### Entries taken from a collection

+++++

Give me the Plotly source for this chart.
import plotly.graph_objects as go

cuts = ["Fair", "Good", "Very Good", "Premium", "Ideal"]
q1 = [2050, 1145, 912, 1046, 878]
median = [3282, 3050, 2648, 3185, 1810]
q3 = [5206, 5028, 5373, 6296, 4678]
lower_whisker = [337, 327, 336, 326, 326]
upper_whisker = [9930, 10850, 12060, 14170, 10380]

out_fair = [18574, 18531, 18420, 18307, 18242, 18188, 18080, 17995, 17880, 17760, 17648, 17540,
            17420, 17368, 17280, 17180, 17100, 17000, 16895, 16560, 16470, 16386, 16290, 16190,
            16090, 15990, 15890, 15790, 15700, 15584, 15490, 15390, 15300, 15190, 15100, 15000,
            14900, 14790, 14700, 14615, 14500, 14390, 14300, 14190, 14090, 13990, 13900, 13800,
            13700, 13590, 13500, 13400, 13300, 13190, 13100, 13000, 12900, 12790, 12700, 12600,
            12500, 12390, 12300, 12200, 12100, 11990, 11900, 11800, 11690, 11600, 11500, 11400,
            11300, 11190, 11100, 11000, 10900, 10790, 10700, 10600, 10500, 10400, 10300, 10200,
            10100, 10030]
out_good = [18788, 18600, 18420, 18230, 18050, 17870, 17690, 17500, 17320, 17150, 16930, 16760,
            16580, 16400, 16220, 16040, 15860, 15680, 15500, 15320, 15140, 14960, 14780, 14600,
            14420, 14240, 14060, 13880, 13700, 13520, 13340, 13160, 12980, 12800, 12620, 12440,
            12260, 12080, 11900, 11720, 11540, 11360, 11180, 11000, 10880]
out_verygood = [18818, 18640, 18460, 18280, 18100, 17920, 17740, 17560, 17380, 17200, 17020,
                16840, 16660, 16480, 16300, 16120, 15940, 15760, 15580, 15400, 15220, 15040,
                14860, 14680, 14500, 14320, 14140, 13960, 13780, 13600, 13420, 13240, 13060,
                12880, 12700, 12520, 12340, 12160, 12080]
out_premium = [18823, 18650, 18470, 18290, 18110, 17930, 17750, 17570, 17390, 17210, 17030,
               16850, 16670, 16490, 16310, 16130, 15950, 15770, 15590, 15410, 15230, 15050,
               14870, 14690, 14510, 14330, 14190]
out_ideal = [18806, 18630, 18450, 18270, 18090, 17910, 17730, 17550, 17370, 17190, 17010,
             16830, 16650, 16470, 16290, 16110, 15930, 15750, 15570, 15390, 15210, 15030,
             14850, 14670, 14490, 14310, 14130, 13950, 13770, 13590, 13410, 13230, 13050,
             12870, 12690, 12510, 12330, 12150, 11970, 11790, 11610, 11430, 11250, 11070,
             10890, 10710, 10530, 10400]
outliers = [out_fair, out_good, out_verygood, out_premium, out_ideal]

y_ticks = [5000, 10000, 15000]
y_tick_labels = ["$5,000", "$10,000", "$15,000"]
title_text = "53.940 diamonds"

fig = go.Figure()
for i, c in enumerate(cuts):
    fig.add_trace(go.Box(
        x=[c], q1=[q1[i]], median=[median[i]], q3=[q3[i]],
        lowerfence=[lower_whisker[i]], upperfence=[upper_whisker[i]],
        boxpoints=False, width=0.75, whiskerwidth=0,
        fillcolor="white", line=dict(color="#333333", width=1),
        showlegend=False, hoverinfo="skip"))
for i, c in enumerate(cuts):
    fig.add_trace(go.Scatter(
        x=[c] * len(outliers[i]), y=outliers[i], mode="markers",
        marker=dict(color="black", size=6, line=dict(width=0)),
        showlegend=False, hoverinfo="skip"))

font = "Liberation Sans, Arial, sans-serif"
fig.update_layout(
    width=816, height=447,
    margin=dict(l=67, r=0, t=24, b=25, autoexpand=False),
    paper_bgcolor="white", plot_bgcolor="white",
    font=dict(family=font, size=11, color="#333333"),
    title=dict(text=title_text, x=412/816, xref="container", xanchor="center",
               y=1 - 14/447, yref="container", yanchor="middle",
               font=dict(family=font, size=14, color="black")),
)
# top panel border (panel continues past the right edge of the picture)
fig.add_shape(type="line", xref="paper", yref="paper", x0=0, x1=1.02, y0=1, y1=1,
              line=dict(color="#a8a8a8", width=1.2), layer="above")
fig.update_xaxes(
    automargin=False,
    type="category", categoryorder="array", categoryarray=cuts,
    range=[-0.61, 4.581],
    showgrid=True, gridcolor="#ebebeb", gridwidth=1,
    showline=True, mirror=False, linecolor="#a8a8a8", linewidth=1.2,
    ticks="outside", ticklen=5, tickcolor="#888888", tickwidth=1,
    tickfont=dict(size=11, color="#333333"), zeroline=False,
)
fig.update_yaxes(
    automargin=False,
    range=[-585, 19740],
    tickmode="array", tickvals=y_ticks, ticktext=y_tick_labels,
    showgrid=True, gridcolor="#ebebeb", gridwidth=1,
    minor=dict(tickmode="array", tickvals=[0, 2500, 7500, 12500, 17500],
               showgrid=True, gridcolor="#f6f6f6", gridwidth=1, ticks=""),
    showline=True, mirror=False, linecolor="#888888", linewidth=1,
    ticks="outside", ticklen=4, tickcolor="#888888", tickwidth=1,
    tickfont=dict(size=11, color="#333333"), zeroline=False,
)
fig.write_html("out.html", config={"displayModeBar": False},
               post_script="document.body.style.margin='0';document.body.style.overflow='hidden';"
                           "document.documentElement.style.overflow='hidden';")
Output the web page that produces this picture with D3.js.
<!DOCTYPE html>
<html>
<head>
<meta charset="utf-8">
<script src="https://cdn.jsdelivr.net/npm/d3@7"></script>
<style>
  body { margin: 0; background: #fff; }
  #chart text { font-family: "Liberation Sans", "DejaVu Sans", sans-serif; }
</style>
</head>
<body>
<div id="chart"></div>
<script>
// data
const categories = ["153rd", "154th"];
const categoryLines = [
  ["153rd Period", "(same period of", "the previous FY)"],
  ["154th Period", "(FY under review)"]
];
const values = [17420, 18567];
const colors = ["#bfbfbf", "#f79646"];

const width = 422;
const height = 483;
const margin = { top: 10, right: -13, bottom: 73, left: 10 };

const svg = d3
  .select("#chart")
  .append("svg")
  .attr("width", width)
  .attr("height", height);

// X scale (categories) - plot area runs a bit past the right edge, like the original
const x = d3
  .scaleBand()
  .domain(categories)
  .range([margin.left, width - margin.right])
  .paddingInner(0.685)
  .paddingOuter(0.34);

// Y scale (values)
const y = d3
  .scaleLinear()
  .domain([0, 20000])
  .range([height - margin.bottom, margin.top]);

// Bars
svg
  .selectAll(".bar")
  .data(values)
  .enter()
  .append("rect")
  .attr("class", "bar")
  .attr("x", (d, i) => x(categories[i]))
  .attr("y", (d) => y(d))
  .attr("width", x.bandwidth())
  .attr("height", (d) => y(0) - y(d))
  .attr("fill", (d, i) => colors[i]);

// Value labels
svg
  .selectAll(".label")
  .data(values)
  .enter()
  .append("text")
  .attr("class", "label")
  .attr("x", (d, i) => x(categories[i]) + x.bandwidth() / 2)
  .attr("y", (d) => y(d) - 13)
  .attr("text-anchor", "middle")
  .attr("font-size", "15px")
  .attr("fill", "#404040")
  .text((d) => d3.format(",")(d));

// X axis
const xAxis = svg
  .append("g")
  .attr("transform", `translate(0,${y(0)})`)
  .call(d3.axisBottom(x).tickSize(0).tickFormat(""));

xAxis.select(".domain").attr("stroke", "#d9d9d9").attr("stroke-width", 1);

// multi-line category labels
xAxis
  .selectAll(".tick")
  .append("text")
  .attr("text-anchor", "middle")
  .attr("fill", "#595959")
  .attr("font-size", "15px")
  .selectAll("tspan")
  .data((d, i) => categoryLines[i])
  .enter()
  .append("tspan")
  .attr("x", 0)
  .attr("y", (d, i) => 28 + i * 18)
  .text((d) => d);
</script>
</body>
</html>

+++++

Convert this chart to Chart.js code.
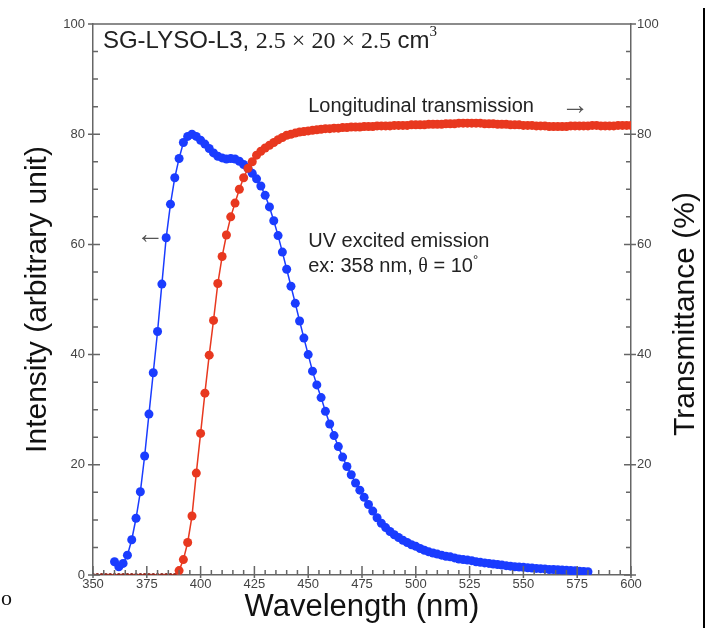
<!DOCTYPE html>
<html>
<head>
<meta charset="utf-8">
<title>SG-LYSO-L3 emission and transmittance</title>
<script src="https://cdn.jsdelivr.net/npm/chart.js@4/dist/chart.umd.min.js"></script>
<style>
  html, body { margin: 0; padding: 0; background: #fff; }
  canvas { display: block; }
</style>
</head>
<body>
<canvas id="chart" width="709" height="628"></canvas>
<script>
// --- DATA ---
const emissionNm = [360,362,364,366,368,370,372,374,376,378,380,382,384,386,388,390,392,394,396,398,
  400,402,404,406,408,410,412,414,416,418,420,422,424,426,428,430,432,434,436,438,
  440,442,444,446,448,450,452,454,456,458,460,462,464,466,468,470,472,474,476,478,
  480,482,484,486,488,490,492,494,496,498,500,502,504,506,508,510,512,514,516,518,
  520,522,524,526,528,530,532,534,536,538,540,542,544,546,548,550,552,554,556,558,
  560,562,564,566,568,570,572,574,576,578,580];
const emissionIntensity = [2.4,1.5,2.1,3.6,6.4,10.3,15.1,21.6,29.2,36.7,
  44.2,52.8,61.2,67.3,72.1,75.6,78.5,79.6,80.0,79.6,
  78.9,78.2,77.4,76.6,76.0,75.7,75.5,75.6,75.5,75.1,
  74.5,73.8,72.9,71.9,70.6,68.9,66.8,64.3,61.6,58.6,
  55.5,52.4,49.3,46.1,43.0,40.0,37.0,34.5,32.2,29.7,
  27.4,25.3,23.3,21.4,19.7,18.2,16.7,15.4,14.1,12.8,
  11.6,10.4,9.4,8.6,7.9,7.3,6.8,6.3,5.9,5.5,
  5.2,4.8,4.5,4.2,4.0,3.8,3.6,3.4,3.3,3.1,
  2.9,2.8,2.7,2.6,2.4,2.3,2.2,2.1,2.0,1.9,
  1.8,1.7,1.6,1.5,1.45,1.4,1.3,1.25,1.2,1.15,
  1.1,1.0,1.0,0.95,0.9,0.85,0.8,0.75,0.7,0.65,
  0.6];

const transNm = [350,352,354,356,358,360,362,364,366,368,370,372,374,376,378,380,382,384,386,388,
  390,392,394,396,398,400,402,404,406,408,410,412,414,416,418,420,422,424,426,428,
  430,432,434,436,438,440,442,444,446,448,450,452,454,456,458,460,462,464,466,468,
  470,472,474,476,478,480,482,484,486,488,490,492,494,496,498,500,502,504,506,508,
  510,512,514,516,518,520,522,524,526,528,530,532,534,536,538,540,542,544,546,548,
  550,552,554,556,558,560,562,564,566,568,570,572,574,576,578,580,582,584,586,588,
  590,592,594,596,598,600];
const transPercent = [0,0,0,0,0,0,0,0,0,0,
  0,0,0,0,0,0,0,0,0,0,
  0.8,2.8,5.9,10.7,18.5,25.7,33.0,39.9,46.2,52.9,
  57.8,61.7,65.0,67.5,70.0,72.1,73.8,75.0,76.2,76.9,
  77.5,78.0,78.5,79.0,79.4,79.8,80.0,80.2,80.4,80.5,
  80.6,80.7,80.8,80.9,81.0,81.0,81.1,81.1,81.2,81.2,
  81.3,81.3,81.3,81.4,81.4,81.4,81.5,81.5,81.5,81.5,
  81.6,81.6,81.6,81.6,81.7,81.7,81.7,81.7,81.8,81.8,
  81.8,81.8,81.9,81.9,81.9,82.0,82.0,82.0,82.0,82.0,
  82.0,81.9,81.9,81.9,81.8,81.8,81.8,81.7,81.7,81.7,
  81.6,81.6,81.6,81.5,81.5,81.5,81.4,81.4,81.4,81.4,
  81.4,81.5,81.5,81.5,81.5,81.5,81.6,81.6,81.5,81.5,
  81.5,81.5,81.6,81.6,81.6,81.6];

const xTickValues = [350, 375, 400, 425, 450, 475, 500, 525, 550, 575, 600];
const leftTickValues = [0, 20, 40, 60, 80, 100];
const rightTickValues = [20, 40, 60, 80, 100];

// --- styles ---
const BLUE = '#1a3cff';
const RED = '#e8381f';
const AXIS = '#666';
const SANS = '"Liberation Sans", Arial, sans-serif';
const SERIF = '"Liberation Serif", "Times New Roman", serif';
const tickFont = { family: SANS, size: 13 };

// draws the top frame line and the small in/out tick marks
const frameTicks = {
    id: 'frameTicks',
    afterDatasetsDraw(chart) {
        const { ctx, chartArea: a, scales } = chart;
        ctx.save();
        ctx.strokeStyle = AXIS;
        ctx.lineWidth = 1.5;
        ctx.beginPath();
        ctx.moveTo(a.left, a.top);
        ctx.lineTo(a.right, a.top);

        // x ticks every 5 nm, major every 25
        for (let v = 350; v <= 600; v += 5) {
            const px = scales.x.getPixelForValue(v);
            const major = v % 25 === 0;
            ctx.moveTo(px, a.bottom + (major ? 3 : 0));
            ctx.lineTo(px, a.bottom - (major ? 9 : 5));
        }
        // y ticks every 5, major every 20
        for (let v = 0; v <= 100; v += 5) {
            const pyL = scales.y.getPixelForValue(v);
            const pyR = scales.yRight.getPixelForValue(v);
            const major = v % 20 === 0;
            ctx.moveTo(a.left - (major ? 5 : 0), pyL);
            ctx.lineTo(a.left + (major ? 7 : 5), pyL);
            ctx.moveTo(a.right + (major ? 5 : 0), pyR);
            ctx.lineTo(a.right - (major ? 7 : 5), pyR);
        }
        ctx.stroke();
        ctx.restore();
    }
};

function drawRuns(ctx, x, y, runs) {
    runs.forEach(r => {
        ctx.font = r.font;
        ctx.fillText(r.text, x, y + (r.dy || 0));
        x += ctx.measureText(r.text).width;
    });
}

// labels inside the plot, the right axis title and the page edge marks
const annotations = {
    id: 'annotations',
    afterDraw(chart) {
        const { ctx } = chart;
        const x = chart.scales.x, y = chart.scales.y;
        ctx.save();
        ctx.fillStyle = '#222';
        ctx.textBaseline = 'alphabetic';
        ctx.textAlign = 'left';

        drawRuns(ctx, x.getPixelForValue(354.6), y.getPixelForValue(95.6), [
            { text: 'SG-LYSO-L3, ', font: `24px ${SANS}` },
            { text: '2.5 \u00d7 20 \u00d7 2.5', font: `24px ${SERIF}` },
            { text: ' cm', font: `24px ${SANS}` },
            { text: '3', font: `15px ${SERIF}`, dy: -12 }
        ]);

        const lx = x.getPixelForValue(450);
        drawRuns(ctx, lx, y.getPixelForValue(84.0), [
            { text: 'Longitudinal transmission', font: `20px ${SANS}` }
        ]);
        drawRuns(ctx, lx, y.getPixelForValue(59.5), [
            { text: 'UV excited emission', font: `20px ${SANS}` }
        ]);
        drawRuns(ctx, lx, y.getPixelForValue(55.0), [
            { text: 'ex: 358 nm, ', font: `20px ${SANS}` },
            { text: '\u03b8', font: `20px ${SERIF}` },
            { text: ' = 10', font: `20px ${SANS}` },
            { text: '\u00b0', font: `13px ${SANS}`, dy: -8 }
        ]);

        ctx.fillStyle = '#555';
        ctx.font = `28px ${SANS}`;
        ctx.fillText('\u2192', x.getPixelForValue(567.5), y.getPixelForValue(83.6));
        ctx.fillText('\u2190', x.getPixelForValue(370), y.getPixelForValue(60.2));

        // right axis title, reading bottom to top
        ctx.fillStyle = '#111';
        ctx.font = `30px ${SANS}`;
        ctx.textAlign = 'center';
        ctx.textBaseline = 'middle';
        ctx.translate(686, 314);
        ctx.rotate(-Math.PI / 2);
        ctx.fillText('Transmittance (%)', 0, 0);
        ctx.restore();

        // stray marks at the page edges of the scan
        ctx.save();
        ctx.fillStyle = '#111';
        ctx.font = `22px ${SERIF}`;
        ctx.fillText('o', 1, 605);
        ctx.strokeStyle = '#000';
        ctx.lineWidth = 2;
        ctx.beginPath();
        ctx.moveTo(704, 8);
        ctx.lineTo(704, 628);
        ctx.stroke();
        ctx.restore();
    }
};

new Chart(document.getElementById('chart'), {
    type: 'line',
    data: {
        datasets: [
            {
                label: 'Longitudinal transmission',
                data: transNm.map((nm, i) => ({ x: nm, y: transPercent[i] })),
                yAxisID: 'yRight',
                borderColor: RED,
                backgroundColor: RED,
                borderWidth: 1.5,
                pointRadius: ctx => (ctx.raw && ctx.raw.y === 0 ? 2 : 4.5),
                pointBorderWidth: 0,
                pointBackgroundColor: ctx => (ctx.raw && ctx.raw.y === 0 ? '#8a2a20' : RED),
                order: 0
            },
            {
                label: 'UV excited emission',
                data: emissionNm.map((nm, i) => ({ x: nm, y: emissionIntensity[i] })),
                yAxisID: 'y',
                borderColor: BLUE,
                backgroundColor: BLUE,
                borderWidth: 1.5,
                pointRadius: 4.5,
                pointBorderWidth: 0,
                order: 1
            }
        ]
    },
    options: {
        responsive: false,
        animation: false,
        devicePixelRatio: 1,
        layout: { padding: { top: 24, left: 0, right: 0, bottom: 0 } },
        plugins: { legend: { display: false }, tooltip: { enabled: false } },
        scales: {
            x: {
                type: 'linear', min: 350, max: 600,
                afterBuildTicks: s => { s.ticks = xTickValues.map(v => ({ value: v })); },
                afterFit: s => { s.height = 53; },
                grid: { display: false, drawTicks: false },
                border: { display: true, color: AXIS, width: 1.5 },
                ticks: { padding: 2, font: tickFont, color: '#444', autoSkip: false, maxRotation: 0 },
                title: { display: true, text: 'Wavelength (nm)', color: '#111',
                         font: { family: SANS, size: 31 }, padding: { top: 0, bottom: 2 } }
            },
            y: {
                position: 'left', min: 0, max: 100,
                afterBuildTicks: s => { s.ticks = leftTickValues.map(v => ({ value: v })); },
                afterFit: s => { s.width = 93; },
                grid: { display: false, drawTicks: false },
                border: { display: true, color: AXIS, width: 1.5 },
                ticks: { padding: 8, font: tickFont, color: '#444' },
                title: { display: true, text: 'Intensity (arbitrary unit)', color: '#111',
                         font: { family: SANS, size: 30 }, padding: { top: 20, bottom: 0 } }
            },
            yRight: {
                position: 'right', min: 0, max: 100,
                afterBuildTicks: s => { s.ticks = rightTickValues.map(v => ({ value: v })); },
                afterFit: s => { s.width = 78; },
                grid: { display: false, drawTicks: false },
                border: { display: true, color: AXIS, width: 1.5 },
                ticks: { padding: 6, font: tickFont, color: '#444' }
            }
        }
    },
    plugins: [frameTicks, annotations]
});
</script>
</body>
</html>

+++++

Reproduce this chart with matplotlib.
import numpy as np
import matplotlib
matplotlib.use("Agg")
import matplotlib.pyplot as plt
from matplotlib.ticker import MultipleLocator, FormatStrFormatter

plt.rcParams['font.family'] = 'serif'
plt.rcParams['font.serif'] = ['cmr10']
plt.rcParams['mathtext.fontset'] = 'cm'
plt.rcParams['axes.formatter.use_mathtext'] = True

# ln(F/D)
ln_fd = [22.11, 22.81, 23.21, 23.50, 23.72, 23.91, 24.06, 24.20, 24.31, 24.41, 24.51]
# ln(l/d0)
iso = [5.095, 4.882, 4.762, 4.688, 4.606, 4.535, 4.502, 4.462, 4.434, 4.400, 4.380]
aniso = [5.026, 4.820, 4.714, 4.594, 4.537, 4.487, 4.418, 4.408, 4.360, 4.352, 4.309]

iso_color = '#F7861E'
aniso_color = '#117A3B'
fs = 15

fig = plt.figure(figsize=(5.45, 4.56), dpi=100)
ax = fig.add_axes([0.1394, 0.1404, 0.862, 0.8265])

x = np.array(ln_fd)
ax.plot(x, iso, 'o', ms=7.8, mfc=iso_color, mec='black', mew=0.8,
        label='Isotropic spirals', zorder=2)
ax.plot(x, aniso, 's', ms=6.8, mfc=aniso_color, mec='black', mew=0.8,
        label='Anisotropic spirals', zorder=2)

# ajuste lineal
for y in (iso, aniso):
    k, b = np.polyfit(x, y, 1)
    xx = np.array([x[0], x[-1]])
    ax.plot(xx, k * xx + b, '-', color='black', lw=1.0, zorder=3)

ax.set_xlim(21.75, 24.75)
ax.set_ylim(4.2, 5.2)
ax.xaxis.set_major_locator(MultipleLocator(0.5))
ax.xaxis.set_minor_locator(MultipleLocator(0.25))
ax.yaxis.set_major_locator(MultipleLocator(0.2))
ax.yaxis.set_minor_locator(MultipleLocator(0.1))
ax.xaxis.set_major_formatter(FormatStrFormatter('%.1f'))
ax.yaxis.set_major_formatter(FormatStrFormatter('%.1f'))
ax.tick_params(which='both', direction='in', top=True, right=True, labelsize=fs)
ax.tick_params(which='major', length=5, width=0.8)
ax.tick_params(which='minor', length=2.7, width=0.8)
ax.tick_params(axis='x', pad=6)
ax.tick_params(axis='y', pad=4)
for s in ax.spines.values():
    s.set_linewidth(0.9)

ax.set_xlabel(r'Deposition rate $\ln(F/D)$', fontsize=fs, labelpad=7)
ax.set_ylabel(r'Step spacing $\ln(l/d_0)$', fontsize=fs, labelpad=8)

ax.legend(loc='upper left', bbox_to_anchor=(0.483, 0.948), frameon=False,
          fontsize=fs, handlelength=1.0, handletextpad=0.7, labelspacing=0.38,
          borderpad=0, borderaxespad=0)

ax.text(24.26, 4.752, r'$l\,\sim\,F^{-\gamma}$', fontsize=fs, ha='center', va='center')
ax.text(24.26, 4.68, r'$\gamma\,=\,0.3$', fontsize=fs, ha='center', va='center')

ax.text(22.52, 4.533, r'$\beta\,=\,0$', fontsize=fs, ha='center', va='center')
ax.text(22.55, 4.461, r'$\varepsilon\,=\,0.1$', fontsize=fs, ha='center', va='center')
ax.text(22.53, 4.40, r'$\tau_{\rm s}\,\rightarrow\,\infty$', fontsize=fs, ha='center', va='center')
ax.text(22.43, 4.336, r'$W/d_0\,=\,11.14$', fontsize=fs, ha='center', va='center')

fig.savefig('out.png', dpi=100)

+++++

### DO THIS
What is the number of lines that hold the string "page"? Reply with that number alone.

### EXPECTED ANSWER
3